Sin entrar en detalles que revelen el final de Betibú, la novela instaura el concepto de “sastre de la muerte”, alguien que paga para que asesinen gente a medida. Nada más se dirá. No se puede ni debe obturar el efecto que generará en los lectores esa instancia decisiva. Sólo está permitido precisar que el supuesto autor intelectual de la idea, en la ficción, es un poderosísimo empresario, Roberto Gandolfini.

–¿Cómo se le ocurrió la cuestión de cómo deben morir las personas, ese sentido de la muerte que le corresponde a cada uno?

–No sé... yo también me quedé pensando, mientras escribía ese capítulo, en cómo sería mi propia muerte, esa idea de que alguien muera de la manera que todos esperaban. Cuando te hacen preguntas como ésta, empezás a elaborar una teoría y en el próximo reportaje lo daré como un hecho cerrado (risas).

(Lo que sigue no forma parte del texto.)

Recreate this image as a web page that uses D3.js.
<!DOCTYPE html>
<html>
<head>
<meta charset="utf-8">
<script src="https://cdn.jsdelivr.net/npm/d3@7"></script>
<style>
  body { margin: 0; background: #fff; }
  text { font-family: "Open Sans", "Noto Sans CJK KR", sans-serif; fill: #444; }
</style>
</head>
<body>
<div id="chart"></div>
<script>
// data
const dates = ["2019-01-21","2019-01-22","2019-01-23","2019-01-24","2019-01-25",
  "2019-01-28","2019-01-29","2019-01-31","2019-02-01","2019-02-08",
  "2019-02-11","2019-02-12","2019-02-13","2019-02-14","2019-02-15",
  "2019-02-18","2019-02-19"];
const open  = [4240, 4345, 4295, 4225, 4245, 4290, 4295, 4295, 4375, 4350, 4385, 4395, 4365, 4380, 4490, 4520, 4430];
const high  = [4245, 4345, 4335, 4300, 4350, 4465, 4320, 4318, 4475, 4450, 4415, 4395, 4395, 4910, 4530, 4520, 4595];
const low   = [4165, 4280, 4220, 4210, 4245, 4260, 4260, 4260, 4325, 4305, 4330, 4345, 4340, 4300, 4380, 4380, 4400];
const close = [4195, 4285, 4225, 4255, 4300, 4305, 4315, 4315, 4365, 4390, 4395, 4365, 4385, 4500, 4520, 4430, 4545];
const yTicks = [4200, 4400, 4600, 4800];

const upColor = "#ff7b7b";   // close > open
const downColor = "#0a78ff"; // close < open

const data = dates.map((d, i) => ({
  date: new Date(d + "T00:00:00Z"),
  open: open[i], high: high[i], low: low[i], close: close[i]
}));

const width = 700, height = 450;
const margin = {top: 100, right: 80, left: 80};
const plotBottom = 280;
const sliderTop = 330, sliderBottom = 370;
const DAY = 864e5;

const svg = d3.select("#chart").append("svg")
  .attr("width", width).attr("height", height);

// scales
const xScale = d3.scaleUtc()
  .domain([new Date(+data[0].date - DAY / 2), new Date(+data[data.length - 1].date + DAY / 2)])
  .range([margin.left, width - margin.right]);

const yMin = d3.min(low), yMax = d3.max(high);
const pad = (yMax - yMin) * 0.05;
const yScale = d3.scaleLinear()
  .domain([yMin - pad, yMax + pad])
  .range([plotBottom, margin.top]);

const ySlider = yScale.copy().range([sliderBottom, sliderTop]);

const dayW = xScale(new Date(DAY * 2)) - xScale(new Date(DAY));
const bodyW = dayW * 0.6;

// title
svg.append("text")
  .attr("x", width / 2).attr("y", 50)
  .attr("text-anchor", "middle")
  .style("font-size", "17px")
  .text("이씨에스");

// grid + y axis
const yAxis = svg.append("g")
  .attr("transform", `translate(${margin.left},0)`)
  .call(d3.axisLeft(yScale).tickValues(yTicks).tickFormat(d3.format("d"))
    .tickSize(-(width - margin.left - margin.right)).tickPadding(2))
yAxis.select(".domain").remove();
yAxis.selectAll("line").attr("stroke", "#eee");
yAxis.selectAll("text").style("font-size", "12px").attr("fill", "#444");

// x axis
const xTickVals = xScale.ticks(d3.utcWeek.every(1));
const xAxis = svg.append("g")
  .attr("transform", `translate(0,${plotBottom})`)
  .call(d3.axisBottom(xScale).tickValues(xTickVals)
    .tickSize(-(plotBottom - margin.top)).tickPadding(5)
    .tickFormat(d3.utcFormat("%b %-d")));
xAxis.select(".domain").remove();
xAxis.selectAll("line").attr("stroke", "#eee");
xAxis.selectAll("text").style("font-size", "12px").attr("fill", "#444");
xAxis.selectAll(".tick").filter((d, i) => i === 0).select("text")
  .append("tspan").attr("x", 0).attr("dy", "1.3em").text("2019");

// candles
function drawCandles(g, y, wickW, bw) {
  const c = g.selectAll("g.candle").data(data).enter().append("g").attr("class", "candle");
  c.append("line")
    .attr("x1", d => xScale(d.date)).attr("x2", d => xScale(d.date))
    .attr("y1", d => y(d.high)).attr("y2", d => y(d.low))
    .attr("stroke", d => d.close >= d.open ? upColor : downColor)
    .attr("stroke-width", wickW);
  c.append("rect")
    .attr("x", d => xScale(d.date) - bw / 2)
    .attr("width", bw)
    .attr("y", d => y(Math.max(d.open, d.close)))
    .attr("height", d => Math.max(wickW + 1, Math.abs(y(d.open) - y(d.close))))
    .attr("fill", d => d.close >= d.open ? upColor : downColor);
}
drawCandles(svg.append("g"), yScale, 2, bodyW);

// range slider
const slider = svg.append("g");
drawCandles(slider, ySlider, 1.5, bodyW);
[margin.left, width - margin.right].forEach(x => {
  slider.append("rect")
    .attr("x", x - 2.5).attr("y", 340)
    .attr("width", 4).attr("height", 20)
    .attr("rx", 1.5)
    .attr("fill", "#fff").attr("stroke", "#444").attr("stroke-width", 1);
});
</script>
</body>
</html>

Creo que tiene que ver con ese saber popular, ese lugar común que dice: “Se la veía venir que éste iba a morir así”. Si fumás, te vas a morir de cáncer; si andás rápido con el auto, te vas a estrolar, y si tenés muchas mujeres, en algún hotel alojamiento te va a dar un infarto y te vas a morir. Este tipo de relato tranquiliza: se murió como se tenía que morir. Pero además me interesaba pensar la pirámide del poder para ver quién es el verdadero asesino. En determinados asesinatos reales una tiene la sensación de que hay alguien que cometió el crimen. Pero ¿esa es la cabeza o hay alguien más arriba?; es la cuestión de hasta dónde llegamos con la red de culpabilidades.